Google Spent Years Studying Effective Bosses. Now They Teach New Managers These 6 Things
The transition to management requires a transformation of thought.
The transition from individual contributor to manager is not an easy one. In many cases, the skills that got you the promotion will not be the same ones that make you effective as a manager. Luckily, we have organizations like Google that have spent years researching this transition, to help us demystify the secrets to new managers' success.
Using Project Oxygen, an internal study that analyzed more than 10,000 manager impressions including performance reviews, surveys, and nominations for top-manager awards and recognition, Google identified eight habits of highly effective managers. Google also designed a management training workshop to share its newfound knowledge with its bosses and now the world.

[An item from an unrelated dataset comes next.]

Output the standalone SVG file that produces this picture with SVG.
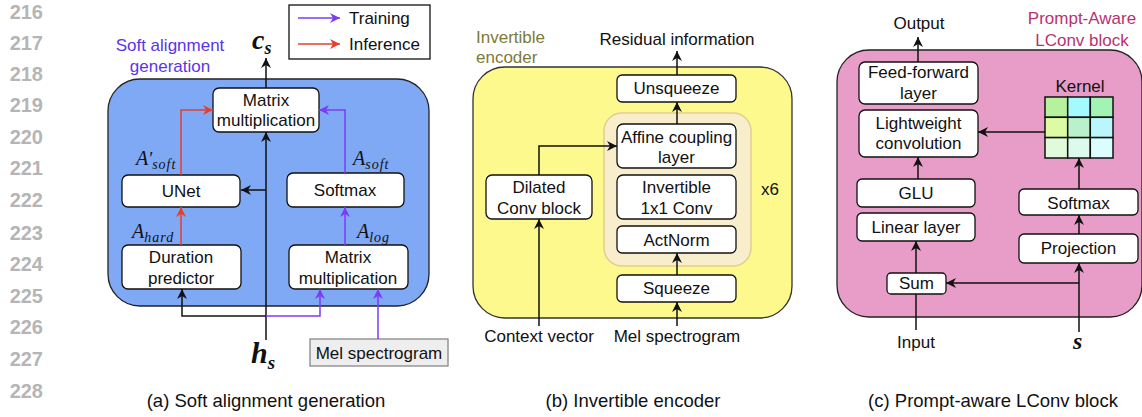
<svg xmlns="http://www.w3.org/2000/svg" width="1142" height="417" viewBox="0 0 1142 417">
<defs>
<style>
.ln{font-family:"Liberation Sans",Arial,sans-serif;font-weight:bold;font-size:20px;fill:#b5b5b5;text-anchor:end}
.t{font-family:"Liberation Sans",Arial,sans-serif;font-size:17px;fill:#111;text-anchor:middle}
.cap{font-family:"Liberation Sans",Arial,sans-serif;font-size:18.5px;fill:#111;text-anchor:middle}
.box{fill:#fff;stroke:#111;stroke-width:1.3}
.m{font-family:"Liberation Serif","Times New Roman",serif;font-style:italic;fill:#111}
.sub{font-size:14px;letter-spacing:1px}
.e{fill:none;stroke:#111;stroke-width:1.5}
.ep{fill:none;stroke:#7b3cf6;stroke-width:1.5}
.er{fill:none;stroke:#e5402e;stroke-width:1.5}
.cell{stroke:#111;stroke-width:1.5}
</style>
<marker id="ak" markerUnits="userSpaceOnUse" markerWidth="12" markerHeight="10" refX="10" refY="5" orient="auto"><path d="M0,0 L10,5 L0,10 L3,5 z" fill="#111"/></marker>
<marker id="ap" markerUnits="userSpaceOnUse" markerWidth="12" markerHeight="10" refX="10" refY="5" orient="auto"><path d="M0,0 L10,5 L0,10 L3,5 z" fill="#7b3cf6"/></marker>
<marker id="ar" markerUnits="userSpaceOnUse" markerWidth="12" markerHeight="10" refX="10" refY="5" orient="auto"><path d="M0,0 L10,5 L0,10 L3,5 z" fill="#e5402e"/></marker>
</defs>
<rect width="1142" height="417" fill="#fff"/>
<g id="line-numbers">
<text class="ln" x="43" y="19">216</text>
<text class="ln" x="43" y="50">217</text>
<text class="ln" x="43" y="81">218</text>
<text class="ln" x="43" y="112">219</text>
<text class="ln" x="43" y="144">220</text>
<text class="ln" x="43" y="175">221</text>
<text class="ln" x="43" y="207">222</text>
<text class="ln" x="43" y="240">223</text>
<text class="ln" x="43" y="271">224</text>
<text class="ln" x="43" y="303">225</text>
<text class="ln" x="43" y="334">226</text>
<text class="ln" x="43" y="366">227</text>
<text class="ln" x="43" y="398">228</text>
</g>
<g id="panel-a">
<rect x="108" y="79" width="321" height="227" rx="32" fill="#7fa8f5" stroke="#222" stroke-width="1.3"/>
<text x="170" y="51" font-family="Liberation Sans,Arial,sans-serif" font-size="17" fill="#5a35e6" text-anchor="middle">Soft alignment</text>
<text x="170" y="72" font-family="Liberation Sans,Arial,sans-serif" font-size="17" fill="#5a35e6" text-anchor="middle">generation</text>
<text class="m" x="252" y="49" font-size="28" font-weight="bold">c<tspan font-size="18" dy="5">s</tspan></text>
<text class="m" x="251" y="363" font-size="30" font-weight="bold">h<tspan font-size="19" dy="6">s</tspan></text>
</g>
<g id="legend">
<rect x="289" y="5" width="141" height="54" fill="#fff" stroke="#111" stroke-width="1.3"/>
<line class="ep" x1="298" y1="18" x2="340" y2="18" marker-end="url(#ap)"/>
<line class="er" x1="298" y1="44" x2="340" y2="44" marker-end="url(#ar)"/>
<text x="349" y="24" font-family="Liberation Sans,Arial,sans-serif" font-size="17" fill="#111">Training</text>
<text x="349" y="50" font-family="Liberation Sans,Arial,sans-serif" font-size="17" fill="#111">Inference</text>
</g>
<g id="node-matmul-top"><rect class="box" x="213" y="88" width="106" height="44" rx="6"/><text class="t" x="266" y="106">Matrix</text><text class="t" x="266" y="126">multiplication</text></g>
<g id="node-unet"><rect class="box" x="122" y="175" width="118" height="32" rx="6"/><text class="t" x="181" y="197">UNet</text></g>
<g id="node-softmax-a"><rect class="box" x="287" y="173" width="117" height="34" rx="6"/><text class="t" x="345" y="196">Softmax</text></g>
<g id="node-duration"><rect class="box" x="122" y="245" width="119" height="44" rx="6"/><text class="t" x="181" y="263">Duration</text><text class="t" x="181" y="284">predictor</text></g>
<g id="node-matmul-bottom"><rect class="box" x="289" y="245" width="119" height="44" rx="6"/><text class="t" x="348" y="263">Matrix</text><text class="t" x="348" y="284">multiplication</text></g>
<g id="node-mel-a"><rect x="310" y="339" width="138" height="27" fill="#eeeeee" stroke="#888" stroke-width="1.3"/><text class="t" x="379" y="359">Mel spectrogram</text></g>
<g id="labels-a">
<text class="m" x="136" y="165" font-size="20">A<tspan font-size="18">′</tspan><tspan class="sub" dy="4">soft</tspan></text>
<text class="m" x="353" y="165" font-size="20">A<tspan class="sub" dy="4">soft</tspan></text>
<text class="m" x="132" y="238" font-size="20">A<tspan class="sub" dy="4">hard</tspan></text>
<text class="m" x="357" y="238" font-size="20">A<tspan class="sub" dy="4">log</tspan></text>
</g>
<g id="panel-b">
<rect x="473" y="67" width="319" height="251" rx="32" fill="#fdf98d" stroke="#333" stroke-width="1.3"/>
<rect x="604" y="113" width="147" height="153" rx="18" fill="#f9eecb" stroke="#e3cd92" stroke-width="1.5"/>
<text x="476" y="43" font-family="Liberation Sans,Arial,sans-serif" font-size="17" fill="#7d7a3a">Invertible</text>
<text x="476" y="63" font-family="Liberation Sans,Arial,sans-serif" font-size="17" fill="#7d7a3a">encoder</text>
<text class="t" x="677" y="45">Residual information</text>
<text x="761" y="195" font-family="Liberation Sans,Arial,sans-serif" font-size="17" fill="#111">x6</text>
<text class="t" x="539" y="342">Context vector</text>
<text class="t" x="677" y="342">Mel spectrogram</text>
</g>
<g id="node-unsqueeze"><rect class="box" x="617" y="75" width="119" height="27" rx="5"/><text class="t" x="676.5" y="94">Unsqueeze</text></g>
<g id="node-affine"><rect class="box" x="617" y="124" width="119" height="44" rx="6"/><text class="t" x="676.5" y="143">Affine coupling</text><text class="t" x="676.5" y="163">layer</text></g>
<g id="node-invconv"><rect class="box" x="617" y="175" width="119" height="44" rx="6"/><text class="t" x="676.5" y="193">Invertible</text><text class="t" x="676.5" y="214">1x1 Conv</text></g>
<g id="node-actnorm"><rect class="box" x="617" y="226" width="119" height="27" rx="5"/><text class="t" x="676.5" y="246">ActNorm</text></g>
<g id="node-squeeze"><rect class="box" x="617" y="275" width="119" height="27" rx="5"/><text class="t" x="676.5" y="294">Squeeze</text></g>
<g id="node-dilated"><rect class="box" x="486" y="175" width="106" height="44" rx="6"/><text class="t" x="539" y="193">Dilated</text><text class="t" x="539" y="214">Conv block</text></g>
<g id="panel-c">
<rect x="837" y="50" width="305" height="267" rx="32" fill="#e89dc8" stroke="#222" stroke-width="1.3"/>
<text class="t" x="919" y="29">Output</text>
<text x="1082" y="24" font-family="Liberation Sans,Arial,sans-serif" font-size="17" fill="#b8326f" text-anchor="middle">Prompt-Aware</text>
<text x="1082" y="46" font-family="Liberation Sans,Arial,sans-serif" font-size="17" fill="#b8326f" text-anchor="middle">LConv block</text>
<text class="t" x="916" y="348">Input</text>
<text class="m" x="1073" y="349" font-size="24" font-weight="bold">s</text>
</g>
<g id="node-ff"><rect class="box" x="859" y="62" width="119" height="42" rx="6"/><text class="t" x="918.5" y="78">Feed-forward</text><text class="t" x="918.5" y="99">layer</text></g>
<g id="node-lconv"><rect class="box" x="859" y="110" width="119" height="47" rx="6"/><text class="t" x="918.5" y="129">Lightweight</text><text class="t" x="918.5" y="149">convolution</text></g>
<g id="node-glu"><rect class="box" x="857" y="179" width="118" height="28" rx="5"/><text class="t" x="916" y="199">GLU</text></g>
<g id="node-linear"><rect class="box" x="857" y="213" width="118" height="28" rx="5"/><text class="t" x="916" y="233">Linear layer</text></g>
<g id="node-sum"><rect class="box" x="887" y="273" width="59" height="21" rx="4"/><text class="t" x="916.5" y="289">Sum</text></g>
<g id="node-softmax-c"><rect class="box" x="1019" y="189" width="119" height="26" rx="5"/><text class="t" x="1078.5" y="209">Softmax</text></g>
<g id="node-projection"><rect class="box" x="1019" y="234" width="119" height="29" rx="5"/><text class="t" x="1078.5" y="254">Projection</text></g>
<g id="node-kernel">
<text class="t" x="1080" y="92">Kernel</text>
<rect class="cell" x="1045" y="97" width="22.7" height="20.3" fill="#b6f29d"/>
<rect class="cell" x="1067.7" y="97" width="22.6" height="20.3" fill="#a4fbff"/>
<rect class="cell" x="1090.3" y="97" width="22.7" height="20.3" fill="#a3f4b4"/>
<rect class="cell" x="1045" y="117.3" width="22.7" height="20.3" fill="#ddfba2"/>
<rect class="cell" x="1067.7" y="117.3" width="22.6" height="20.3" fill="#b8f1cb"/>
<rect class="cell" x="1090.3" y="117.3" width="22.7" height="20.3" fill="#baf6fb"/>
<rect class="cell" x="1045" y="137.6" width="22.7" height="20.4" fill="#e0fbd9"/>
<rect class="cell" x="1067.7" y="137.6" width="22.6" height="20.4" fill="#dcfbed"/>
<rect class="cell" x="1090.3" y="137.6" width="22.7" height="20.4" fill="#dbfdfe"/>
</g>
<g id="connectors">
<line class="e" x1="266" y1="88" x2="266" y2="58" marker-end="url(#ak)"/>
<line class="e" x1="266" y1="340" x2="266" y2="132" marker-end="url(#ak)"/>
<polyline class="e" points="266,190 241,190" marker-end="url(#ak)"/>
<polyline class="er" points="181,175 181,110 213,110" marker-end="url(#ar)"/>
<polyline class="ep" points="345,173 345,110 319,110" marker-end="url(#ap)"/>
<line class="er" x1="181" y1="245" x2="181" y2="207" marker-end="url(#ar)"/>
<line class="ep" x1="345" y1="245" x2="345" y2="207" marker-end="url(#ap)"/>
<polyline class="e" points="266,316 182,316 182,289" marker-end="url(#ak)"/>
<polyline class="ep" points="266,316 320,316 320,289" marker-end="url(#ap)"/>
<line class="ep" x1="378" y1="339" x2="378" y2="289" marker-end="url(#ap)"/>
<line class="e" x1="677" y1="75" x2="677" y2="51" marker-end="url(#ak)"/>
<line class="e" x1="677" y1="124" x2="677" y2="102" marker-end="url(#ak)"/>
<line class="e" x1="677" y1="275" x2="677" y2="253" marker-end="url(#ak)"/>
<line class="e" x1="677" y1="326" x2="677" y2="302" marker-end="url(#ak)"/>
<line class="e" x1="539" y1="326" x2="539" y2="219" marker-end="url(#ak)"/>
<polyline class="e" points="539,175 539,146 617,146" marker-end="url(#ak)"/>
<line class="e" x1="918" y1="62" x2="918" y2="37" marker-end="url(#ak)"/>
<line class="e" x1="918" y1="179" x2="918" y2="157" marker-end="url(#ak)"/>
<line class="e" x1="916" y1="273" x2="916" y2="241" marker-end="url(#ak)"/>
<line class="e" x1="916" y1="330" x2="916" y2="294"/>
<line class="e" x1="1079" y1="332" x2="1079" y2="263" marker-end="url(#ak)"/>
<polyline class="e" points="1079,283 946,283" marker-end="url(#ak)"/>
<line class="e" x1="1079" y1="234" x2="1079" y2="215" marker-end="url(#ak)"/>
<line class="e" x1="1079" y1="189" x2="1079" y2="158" marker-end="url(#ak)"/>
<line class="e" x1="1045" y1="132" x2="978" y2="132" marker-end="url(#ak)"/>
</g>
<g id="captions">
<text class="cap" x="266" y="407">(a) Soft alignment generation</text>
<text class="cap" x="633" y="407">(b) Invertible encoder</text>
<text class="cap" x="993" y="407">(c) Prompt-aware LConv block</text>
</g>
</svg>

Through the company's Re:Work website, a resource that shares Google's perspective on people operations, Google posted this training presentation in hopes that it could benefit all.
Let's take a look at the six key attributes that Google instills in its managers.
1. Mindset and values
Implementing research from Dr. Carol Dweck, professor of psychology at Stanford University, Google encourages its managers to develop a growth mindset.
As opposed to a fixed mindset (the belief that skills and abilities are predetermined), individuals with a growth mindset believe that intelligence can be cultivated.
This simple idea develops leaders who are more eager to learn, challenge themselves, and experiment, and it eventually boosts their performance.
Although success will always require tenacity, hard work, and concentration, this research suggests these traits are byproducts of a quality that underpins them, optimism.
Also, Google encourages its managers to identify values and leverage them within their management styles. The purpose is not to impose set values, but rather to empower leaders to leverage their individual morals to drive deeper meaning and impact to their work. Managers have to make tough decisions. When faced with uncertainty, values can be a manager's saving grace.